Soon after assuming the job, the Assistant Director of OIP became aware of problems with the job elements and performance standards and has already started to revise them.
OIP should review all job elements and performance standards to ensure that they: a) adequately reflect staff's current responsibilities and their relative importance; b) do not hold staff responsible for events outside their control; and c) are capable of being tracked, when appropriate.
Improve Communication with NASD
The National Association of Security Dealers (NASD) is responsible for reviewing advertising materials and sales literature that are used by broker-dealers. Traditionally, the NASD follows Commission rules and policies in determining the appropriateness of the sales literature. For example, the SEC has promulgated clear rules that prescribe the historic performance data to be used in mutual fund and variable annuity advertising which the NASD follows.
But in the case of variable life insurance the SEC position is more ambiguous.
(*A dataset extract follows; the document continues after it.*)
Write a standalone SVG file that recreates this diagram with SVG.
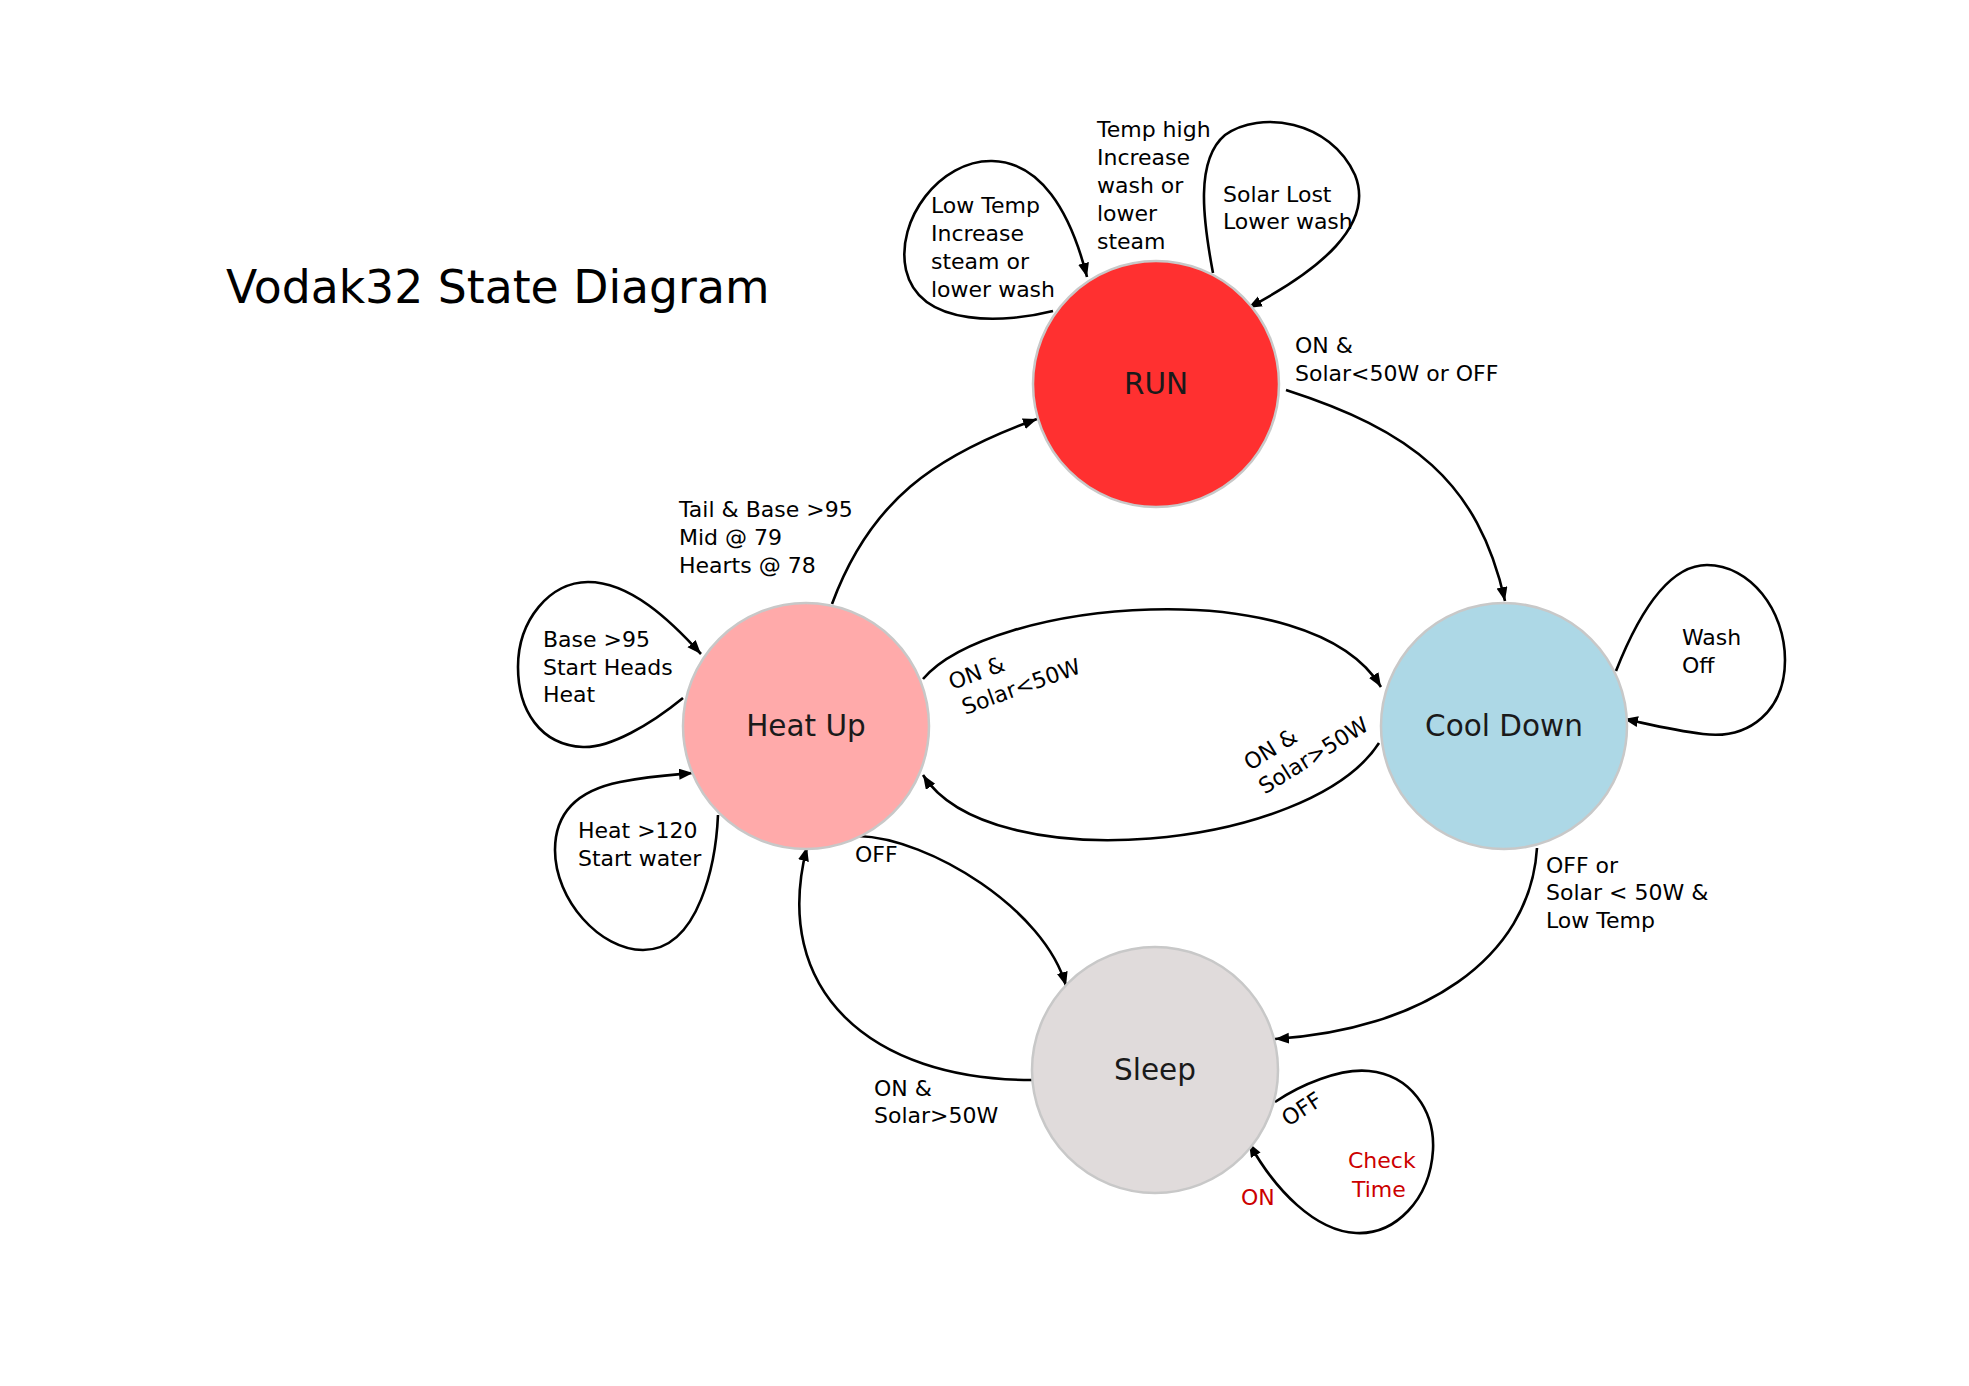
<svg xmlns="http://www.w3.org/2000/svg" width="1969" height="1386" viewBox="0 0 1969 1386">
<style>
.node{stroke:#c8c8c8;stroke-width:2.5}
.nl{font-family:"DejaVu Sans",sans-serif;font-size:29.5px;fill:#1a1a1a;text-anchor:middle}
.lb{font-family:"DejaVu Sans",sans-serif;font-size:22px;fill:#000}
.red{fill:#cc0000}
.e{fill:none;stroke:#000;stroke-width:2.6}
.title{font-family:"DejaVu Sans",sans-serif;font-size:45.7px;fill:#000}
</style>
<defs>
<marker id="ah" markerUnits="userSpaceOnUse" markerWidth="15" markerHeight="12" refX="14" refY="5.5" orient="auto">
<path d="M0,0 L14,5.5 L0,11 z" fill="#000"/>
</marker>
</defs>
<rect width="1969" height="1386" fill="#fff"/>
<text class="title" x="226" y="303">Vodak32 State Diagram</text>

<g id="connectors">
<path class="e" marker-end="url(#ah)" d="M832,604 C870,501 934,456 1037,419"/>
<path class="e" marker-end="url(#ah)" d="M1286,390 C1410,430 1478,480 1505,601"/>
<path class="e" marker-end="url(#ah)" d="M923,679 C990,600 1310,570 1381,687"/>
<path class="e" marker-end="url(#ah)" d="M1379,743 C1310,850 990,880 923,775"/>
<path class="e" marker-end="url(#ah)" d="M858,836 C930,838 1045,910 1066,986"/>
<path class="e" marker-end="url(#ah)" d="M1032,1080 C870,1080 770,990 807,847"/>
<path class="e" marker-end="url(#ah)" d="M1537,848 C1530,960 1420,1030 1275,1039"/>
<path class="e" marker-end="url(#ah)" d="M1053,311 C1010,322 920,330 906,270 C895,220 940,160 992,161 C1040,162 1070,210 1087,277"/>
<path class="e" marker-end="url(#ah)" d="M1213,273 C1203,220 1195,160 1225,135 C1260,110 1330,120 1355,175 C1375,225 1320,270 1248,308"/>
<path class="e" marker-end="url(#ah)" d="M1616,671 C1640,610 1670,565 1707,565 C1750,565 1785,610 1785,660 C1785,710 1750,740 1703,734 C1670,730 1640,722 1624,719"/>
<path class="e" marker-end="url(#ah)" d="M683,698 C650,725 610,748 583,747 C540,745 518,710 518,667 C518,620 550,582 588,582 C630,582 670,620 701,654"/>
<path class="e" marker-end="url(#ah)" d="M718,815 C716,860 700,950 643,950 C600,950 555,900 555,850 C555,810 580,790 620,782 C650,776 670,775 693,773"/>
<path class="e" marker-end="url(#ah)" d="M1275,1102 C1300,1085 1340,1068 1369,1071 C1410,1075 1435,1110 1433,1150 C1430,1200 1395,1235 1356,1233 C1315,1231 1275,1190 1249,1143"/>
</g>

<g id="run">
<circle class="node" cx="1156" cy="384" r="123" fill="#ff3030"/>
<text class="nl" x="1156" y="394">RUN</text>
</g>
<g id="heatup">
<circle class="node" cx="806" cy="726" r="123" fill="#ffaaaa"/>
<text class="nl" x="806" y="736">Heat Up</text>
</g>
<g id="cooldown">
<circle class="node" cx="1504" cy="726" r="123" fill="#add8e6"/>
<text class="nl" x="1504" y="736">Cool Down</text>
</g>
<g id="sleep">
<circle class="node" cx="1155" cy="1070" r="123" fill="#e0dbdb"/>
<text class="nl" x="1155" y="1080">Sleep</text>
</g>

<g id="labels">
<text class="lb"><tspan x="931" y="213">Low Temp</tspan><tspan x="931" y="241">Increase</tspan><tspan x="931" y="269">steam or</tspan><tspan x="931" y="297">lower wash</tspan></text>
<text class="lb"><tspan x="1097" y="137">Temp high</tspan><tspan x="1097" y="165">Increase</tspan><tspan x="1097" y="193">wash or</tspan><tspan x="1097" y="221">lower</tspan><tspan x="1097" y="249">steam</tspan></text>
<text class="lb"><tspan x="1223" y="202">Solar Lost</tspan><tspan x="1223" y="229">Lower wash</tspan></text>
<text class="lb"><tspan x="1295" y="353">ON &amp;</tspan><tspan x="1295" y="381">Solar&lt;50W or OFF</tspan></text>
<text class="lb"><tspan x="679" y="517">Tail &amp; Base &gt;95</tspan><tspan x="679" y="545">Mid @ 79</tspan><tspan x="679" y="573">Hearts @ 78</tspan></text>
<text class="lb"><tspan x="543" y="647">Base &gt;95</tspan><tspan x="543" y="675">Start Heads</tspan><tspan x="543" y="702">Heat</tspan></text>
<text class="lb"><tspan x="578" y="838">Heat &gt;120</tspan><tspan x="578" y="866">Start water</tspan></text>
<text class="lb" x="855" y="862">OFF</text>
<text class="lb"><tspan x="874" y="1096">ON &amp;</tspan><tspan x="874" y="1123">Solar&gt;50W</tspan></text>
<text class="lb"><tspan x="1546" y="873">OFF or</tspan><tspan x="1546" y="900">Solar &lt; 50W &amp;</tspan><tspan x="1546" y="928">Low Temp</tspan></text>
<text class="lb"><tspan x="1682" y="645">Wash</tspan><tspan x="1682" y="673">Off</tspan></text>
<text class="lb" transform="translate(952,690) rotate(-20)"><tspan x="0" y="0">ON &amp;</tspan><tspan x="4" y="28">Solar&lt;50W</tspan></text>
<text class="lb" transform="translate(1250,771) rotate(-32)"><tspan x="0" y="0">ON &amp;</tspan><tspan x="0" y="28">Solar&gt;50W</tspan></text>
<text class="lb" transform="translate(1288,1127) rotate(-33)">OFF</text>
<text class="lb red"><tspan x="1348" y="1168">Check</tspan><tspan x="1352" y="1197">Time</tspan></text>
<text class="lb red" x="1241" y="1205">ON</text>
</g>
</svg>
The issue of how to use performance data related to variable life insurance is complicated and is one of several that are being studied in connection with the development of Form N-6, a variable life insurance registration form. In the meantime, the NASD has determined that it will allow past performance data in an informative context, such as semi-annual and quarterly reports. But for sales and promotional purposes, the NASD significantly restricts the use of performance data.
The NASD's position has confused many private attorneys we spoke to who are also concerned that the NASD may be misinterpreting the views of Commission staff. They consider the SEC to be more knowledgeable about variable insurance than the NASD. Until the issues related to Form N-6 are resolved, IM staff should engage in regular contacts with the NASD to ensure that NASD policies reflect the current views of the Commission.
The Division of Investment Management and the NASD should establish regular communications to coordinate their policies concerning variable life insurance products.
More Training Needed about Variable Life Insurance
OIP staff need to receive additional training about variable life insurance in order to effectively guide regulatory policy, according to outside attorneys we interviewed. Variable life insurance is a complicated product that will continue to gain in importance as the number of policies issued proliferate. The number of variable life insurance policies sold increased 65% between 1991 and 1994 from 434,000 to 719,000.
OIP should invite experts from industry and academia to assist in training staff about variable life insurance. OIP should also consider inviting NASD staff to participate in training related to variable life insurance.